= What to produce =
Retype the lines beneath this one, from the first through the line containing "const yTicks = [0.4, 0.5, 0.6, 0.7, 0.8, 0.9, 1.0, 1.1];". Pictures are left out.
##### The data
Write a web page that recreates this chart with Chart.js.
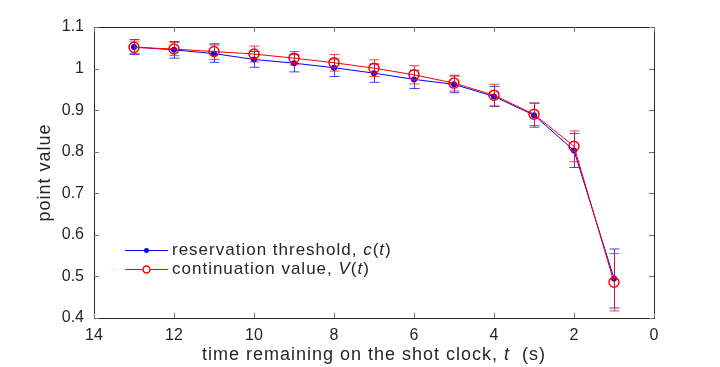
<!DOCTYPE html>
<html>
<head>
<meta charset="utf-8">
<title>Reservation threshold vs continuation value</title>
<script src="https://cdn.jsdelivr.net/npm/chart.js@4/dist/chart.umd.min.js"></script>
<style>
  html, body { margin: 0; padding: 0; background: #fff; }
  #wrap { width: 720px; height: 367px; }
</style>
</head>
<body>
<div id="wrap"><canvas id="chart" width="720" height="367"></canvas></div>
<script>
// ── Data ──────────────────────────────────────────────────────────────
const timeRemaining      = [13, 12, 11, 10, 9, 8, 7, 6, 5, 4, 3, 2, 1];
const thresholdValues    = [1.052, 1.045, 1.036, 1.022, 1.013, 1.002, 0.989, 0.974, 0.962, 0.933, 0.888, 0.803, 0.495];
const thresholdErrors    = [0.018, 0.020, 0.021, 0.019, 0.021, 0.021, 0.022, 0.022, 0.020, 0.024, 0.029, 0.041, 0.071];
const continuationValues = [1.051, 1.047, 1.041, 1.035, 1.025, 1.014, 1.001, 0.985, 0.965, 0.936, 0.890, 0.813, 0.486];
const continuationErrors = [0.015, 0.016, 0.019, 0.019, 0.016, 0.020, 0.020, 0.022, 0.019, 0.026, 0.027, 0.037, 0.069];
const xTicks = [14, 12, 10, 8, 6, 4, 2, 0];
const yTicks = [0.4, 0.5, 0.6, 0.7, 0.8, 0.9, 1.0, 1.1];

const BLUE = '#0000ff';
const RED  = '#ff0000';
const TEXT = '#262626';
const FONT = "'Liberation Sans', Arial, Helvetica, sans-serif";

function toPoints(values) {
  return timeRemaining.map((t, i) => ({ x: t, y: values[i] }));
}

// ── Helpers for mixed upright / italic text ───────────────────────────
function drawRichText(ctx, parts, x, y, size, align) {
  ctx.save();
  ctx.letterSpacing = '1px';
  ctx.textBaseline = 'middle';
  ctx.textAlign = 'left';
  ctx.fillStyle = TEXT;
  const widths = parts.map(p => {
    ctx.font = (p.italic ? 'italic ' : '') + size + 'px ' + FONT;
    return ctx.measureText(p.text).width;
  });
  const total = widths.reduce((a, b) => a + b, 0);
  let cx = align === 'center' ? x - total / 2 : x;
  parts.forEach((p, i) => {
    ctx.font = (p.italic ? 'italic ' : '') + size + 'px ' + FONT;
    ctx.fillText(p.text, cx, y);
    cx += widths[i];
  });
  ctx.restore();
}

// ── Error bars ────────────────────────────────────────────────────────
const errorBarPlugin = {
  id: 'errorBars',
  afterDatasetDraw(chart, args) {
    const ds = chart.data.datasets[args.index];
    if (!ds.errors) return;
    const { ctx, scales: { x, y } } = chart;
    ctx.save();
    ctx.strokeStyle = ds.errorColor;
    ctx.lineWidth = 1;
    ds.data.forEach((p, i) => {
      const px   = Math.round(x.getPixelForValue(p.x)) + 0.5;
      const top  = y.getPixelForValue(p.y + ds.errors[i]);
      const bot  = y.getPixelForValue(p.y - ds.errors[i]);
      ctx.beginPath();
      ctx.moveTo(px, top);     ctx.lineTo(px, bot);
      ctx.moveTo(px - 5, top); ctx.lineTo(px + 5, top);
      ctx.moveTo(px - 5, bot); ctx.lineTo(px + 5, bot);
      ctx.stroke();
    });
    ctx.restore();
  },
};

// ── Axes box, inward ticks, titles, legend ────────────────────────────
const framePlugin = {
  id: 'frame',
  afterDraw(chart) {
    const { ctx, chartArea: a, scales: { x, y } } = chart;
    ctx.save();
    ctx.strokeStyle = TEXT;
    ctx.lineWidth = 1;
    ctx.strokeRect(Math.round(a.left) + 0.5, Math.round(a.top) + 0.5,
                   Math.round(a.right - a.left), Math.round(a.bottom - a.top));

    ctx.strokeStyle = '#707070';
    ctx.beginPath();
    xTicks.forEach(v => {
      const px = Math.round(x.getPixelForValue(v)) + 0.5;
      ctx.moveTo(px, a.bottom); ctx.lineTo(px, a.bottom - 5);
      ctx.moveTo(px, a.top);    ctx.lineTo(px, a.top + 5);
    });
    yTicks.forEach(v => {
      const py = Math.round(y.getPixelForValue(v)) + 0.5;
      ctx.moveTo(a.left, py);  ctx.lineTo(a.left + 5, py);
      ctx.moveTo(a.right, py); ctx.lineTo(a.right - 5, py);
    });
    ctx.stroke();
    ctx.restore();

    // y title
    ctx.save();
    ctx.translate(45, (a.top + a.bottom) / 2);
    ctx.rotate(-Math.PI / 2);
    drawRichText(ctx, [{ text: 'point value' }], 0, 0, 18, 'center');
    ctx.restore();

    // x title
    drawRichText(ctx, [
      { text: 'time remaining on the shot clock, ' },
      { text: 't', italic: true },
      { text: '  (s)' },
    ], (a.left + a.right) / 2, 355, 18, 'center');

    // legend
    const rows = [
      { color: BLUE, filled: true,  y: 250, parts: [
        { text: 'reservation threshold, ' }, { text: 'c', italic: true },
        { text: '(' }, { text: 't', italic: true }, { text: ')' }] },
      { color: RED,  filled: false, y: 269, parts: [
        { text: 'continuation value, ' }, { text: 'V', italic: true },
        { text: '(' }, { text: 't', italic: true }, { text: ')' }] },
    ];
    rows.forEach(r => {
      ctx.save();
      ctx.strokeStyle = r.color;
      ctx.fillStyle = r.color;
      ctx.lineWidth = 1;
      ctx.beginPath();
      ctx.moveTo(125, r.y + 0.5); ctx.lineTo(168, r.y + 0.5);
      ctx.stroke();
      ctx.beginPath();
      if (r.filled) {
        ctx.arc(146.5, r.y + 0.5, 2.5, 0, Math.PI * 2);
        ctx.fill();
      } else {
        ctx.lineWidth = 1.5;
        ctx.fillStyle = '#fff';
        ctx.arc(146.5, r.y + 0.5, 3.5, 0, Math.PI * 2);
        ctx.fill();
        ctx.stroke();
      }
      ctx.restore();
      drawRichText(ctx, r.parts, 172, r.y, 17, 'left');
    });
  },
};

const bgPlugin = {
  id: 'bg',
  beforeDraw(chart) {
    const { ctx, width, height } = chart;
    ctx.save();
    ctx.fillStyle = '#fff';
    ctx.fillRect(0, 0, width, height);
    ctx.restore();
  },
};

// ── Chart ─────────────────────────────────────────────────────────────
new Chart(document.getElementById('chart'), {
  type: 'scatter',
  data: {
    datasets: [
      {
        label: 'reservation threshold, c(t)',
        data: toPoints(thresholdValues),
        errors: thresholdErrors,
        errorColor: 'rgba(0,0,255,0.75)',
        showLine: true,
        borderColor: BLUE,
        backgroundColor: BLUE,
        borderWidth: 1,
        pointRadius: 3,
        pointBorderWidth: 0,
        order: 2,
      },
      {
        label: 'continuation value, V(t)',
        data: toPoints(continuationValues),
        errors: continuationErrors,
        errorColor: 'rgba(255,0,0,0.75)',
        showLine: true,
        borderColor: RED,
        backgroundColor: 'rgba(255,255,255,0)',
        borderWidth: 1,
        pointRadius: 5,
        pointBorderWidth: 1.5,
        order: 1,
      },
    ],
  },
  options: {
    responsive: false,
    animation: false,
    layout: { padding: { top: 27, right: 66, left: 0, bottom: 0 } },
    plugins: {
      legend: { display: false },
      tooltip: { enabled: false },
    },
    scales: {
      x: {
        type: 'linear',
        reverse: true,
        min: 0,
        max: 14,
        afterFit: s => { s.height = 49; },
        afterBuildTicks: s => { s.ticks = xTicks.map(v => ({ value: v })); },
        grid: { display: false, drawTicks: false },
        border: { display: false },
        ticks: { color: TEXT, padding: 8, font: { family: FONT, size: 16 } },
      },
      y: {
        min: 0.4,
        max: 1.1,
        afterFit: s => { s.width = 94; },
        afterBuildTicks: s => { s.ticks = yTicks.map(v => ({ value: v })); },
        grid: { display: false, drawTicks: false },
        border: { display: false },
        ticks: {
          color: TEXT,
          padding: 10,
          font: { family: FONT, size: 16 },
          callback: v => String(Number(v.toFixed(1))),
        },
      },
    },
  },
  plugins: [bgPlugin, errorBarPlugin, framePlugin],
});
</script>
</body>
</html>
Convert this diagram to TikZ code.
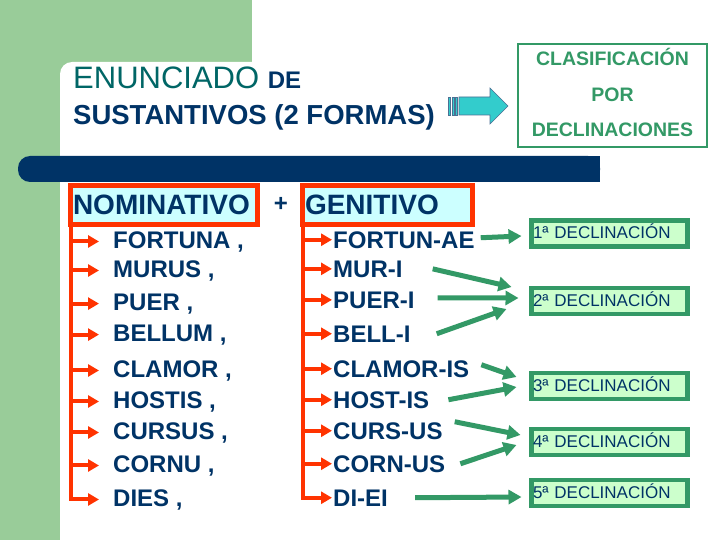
##########
= Exercise answer =
Write a web page that recreates this chart with Chart.js.
<!DOCTYPE html>
<html>
<head>
<meta charset="utf-8">
<title>Reservation threshold vs continuation value</title>
<script src="https://cdn.jsdelivr.net/npm/chart.js@4/dist/chart.umd.min.js"></script>
<style>
  html, body { margin: 0; padding: 0; background: #fff; }
  #wrap { width: 720px; height: 367px; }
</style>
</head>
<body>
<div id="wrap"><canvas id="chart" width="720" height="367"></canvas></div>
<script>
// ── Data ──────────────────────────────────────────────────────────────
const timeRemaining      = [13, 12, 11, 10, 9, 8, 7, 6, 5, 4, 3, 2, 1];
const thresholdValues    = [1.052, 1.045, 1.036, 1.022, 1.013, 1.002, 0.989, 0.974, 0.962, 0.933, 0.888, 0.803, 0.495];
const thresholdErrors    = [0.018, 0.020, 0.021, 0.019, 0.021, 0.021, 0.022, 0.022, 0.020, 0.024, 0.029, 0.041, 0.071];
const continuationValues = [1.051, 1.047, 1.041, 1.035, 1.025, 1.014, 1.001, 0.985, 0.965, 0.936, 0.890, 0.813, 0.486];
const continuationErrors = [0.015, 0.016, 0.019, 0.019, 0.016, 0.020, 0.020, 0.022, 0.019, 0.026, 0.027, 0.037, 0.069];
const xTicks = [14, 12, 10, 8, 6, 4, 2, 0];
const yTicks = [0.4, 0.5, 0.6, 0.7, 0.8, 0.9, 1.0, 1.1];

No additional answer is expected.